Siate voi dunque perfetti come è perfetto il Padre vostro celeste”.
Il commento
Perfezionismo? No assolutamente. La perfezione cristiana, quella che incontriamo nel vangelo di oggi, è piuttosto il "compimento": perfetto è colui che è compiuto. Sulla Croce "Tutto è compiuto". Solo consegnando se stesso sino al'ultimo respiro, il Signore ha potuto pronunciare queste parole, anticipate e profetizzate nel gesto con il quale Gesù si è chinato a lavare i piedi ai suoi discepoli, amati sino alla fine, letteralmente, sino al compimento. Esso appare dunque nella sua vita offerta per perdonare. La perfezione è distesa tra due braccia aperte in un abbraccio misericordioso. La perfezione sgorga da un cuore squarciato per amore. Amore allo stato purissimo, raffinato nel crogiuolo della sofferenza. Vino pigiato nel tino della storia. Ai piedi dei nemici, servo dei malvagi, ultimo dietro l'ultimo uomo. In fondo alla fila, alle spalle del peggiore della storia, del più sanguinario, del più abietto. Ultimo per rovesciare l'ordine della carne e della giustizia umana, dietrofront!, e gli ultimi, i peccatori, siano i primi, dietro il primo che ha vinto la morte e il peccato ed è entrato trionfante nel Paradiso. L'ultimo, il ladrone crocifisso accanto a Gesù, il primo dietro di Lui: "Oggi sarai con me in paradiso". Mentre il mondo - e noi nel mondo - condanna e giustizia ogni nemico al quale si muove guerra, sino all'annientamento. Ma Lui ci dice di amarlo il nemico, e la sua Parola è verità, l'unica ragionevole e realistica. Già qui ed ora si compie in noi, nemici di Dio intenti, ogni giorno, ad ammazzare chi si mette di traverso sul nostro cammino, smarrendo per via pazienza, perdono e amore. Noi, obesi di malvagità, amati e riamati infinitamente. La nostra vita perduta, ma riscattata e compiuta nel suo perdono. Le sue braccia aperte sono anche oggi il nostro rifugio, la nostra perfezione. Siamo perfetti, compiuti solo nascosti tra le sue ferite d'amore. "È lì che questa verità può essere contemplata. E partendo da lì deve ora definirsi che cosa sia l'amore. A partire da questo sguardo il cristiano trova la strada del suo vivere e del suo amare" (Benedetto XVI, Deus caritas est n.12).

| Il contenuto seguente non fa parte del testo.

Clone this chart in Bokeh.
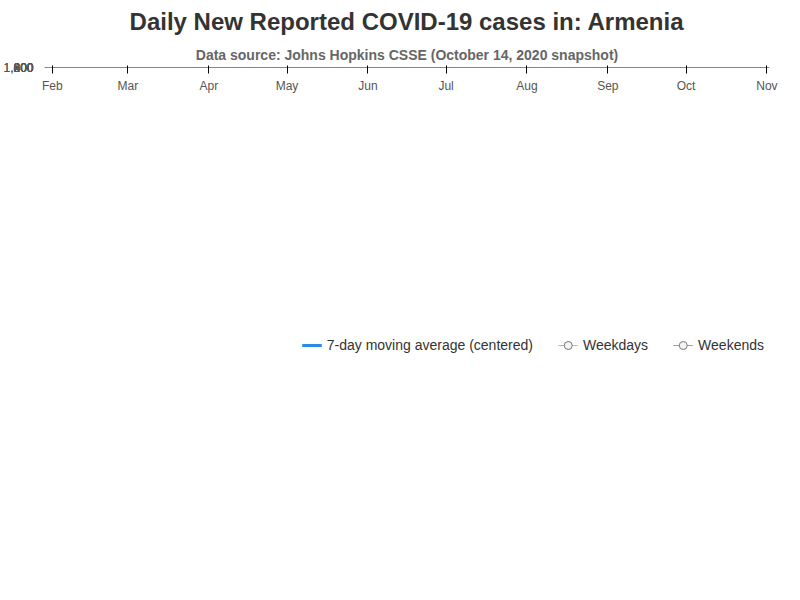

Trafitti dalla sua misericordia diventiamo noi stessi le sue ferite aperte sul mondo, segno di salvezza, vita e perdono per ogni uomo: "Chi vuol donare amore, deve egli stesso riceverlo in dono. Certo, l'uomo può diventare sorgente dalla quale sgorgano fiumi di acqua viva. Ma per divenire una tale sorgente, egli stesso deve bere, sempre di nuovo, a quella prima, originaria sorgente che è Gesù Cristo, dal cui cuore trafitto scaturisce l'amore di Dio" (Benedetto XVI, ibid n.7). Le nostre piaghe quotidiane unite alle sue piaghe sono la perfezione che salva il mondo. Disprezzati, rifiutati, insultati, derisi, licenziati, trattati ingiustamente sul lavoro, e poi da mogli e mariti, suocere, figli, nipoti, nuore e generi. Lì, inchiodati alla nostra croce siamo perfetti. Laddove nessuno saluta e si vuole celare il sole e trafugare la pioggia ai malvagi, laddove il mondo cancella gli ingiusti, i figli del Padre celeste offrono la vita, gratuitamente, senza sperare nulla. Laddove il mondo odia, i discepoli dell'Amore amano. E' Lui vivo in noi che ama ogni uomo, e scende all'ultimo posto, servo di questa generazione per aprire il Cielo ad ogni nemico, nel suo sangue trasformato in amico. Di più, ogni nemico è fratello agli occhi di Cristo, come lo siamo stati noi, appena un secondo fa... O Ieri. O come lo saremo domani. "Allora imparo a guardare quest'altra persona non più soltanto con i miei occhi e con i miei sentimenti, ma secondo la prospettiva di Gesù Cristo. Il suo amico è mio amico. Al di là dell'apparenza esteriore dell'altro scorgo la sua interiore attesa di un gesto di amore, di attenzione... Io vedo con gli occhi di Cristo e posso dare all'altro ben più che le cose esternamente necessarie: posso donargli lo sguardo di amore di cui egli ha bisogno" (Benedetto XVI, ibid n.18). Gli occhi di Dio, che ama ciascun uomo donando a tutti il necessario, senza distizione alcuna, sono gli occhi di Gesù posati su questa umanità attraverso i nostri stessi occhi. Lo sguardo d'amore che ha folgorato Matteo, che tutti ci ha coinvolto in un cammino di conversione e di gioia. La quaresima ne è un paradigma, il segno dell'opera di Dio in ciascuno di noi: l'amore che polverizza il vecchio cuore di pietra per donarci un cuore di carne, il cuore di Cristo. La nostra vita è così trasformata nella Pasqua dei nemici divenuti fratelli di Cristo, coeredi con Lui perché figli dello stesso Padre, figli della misericordia.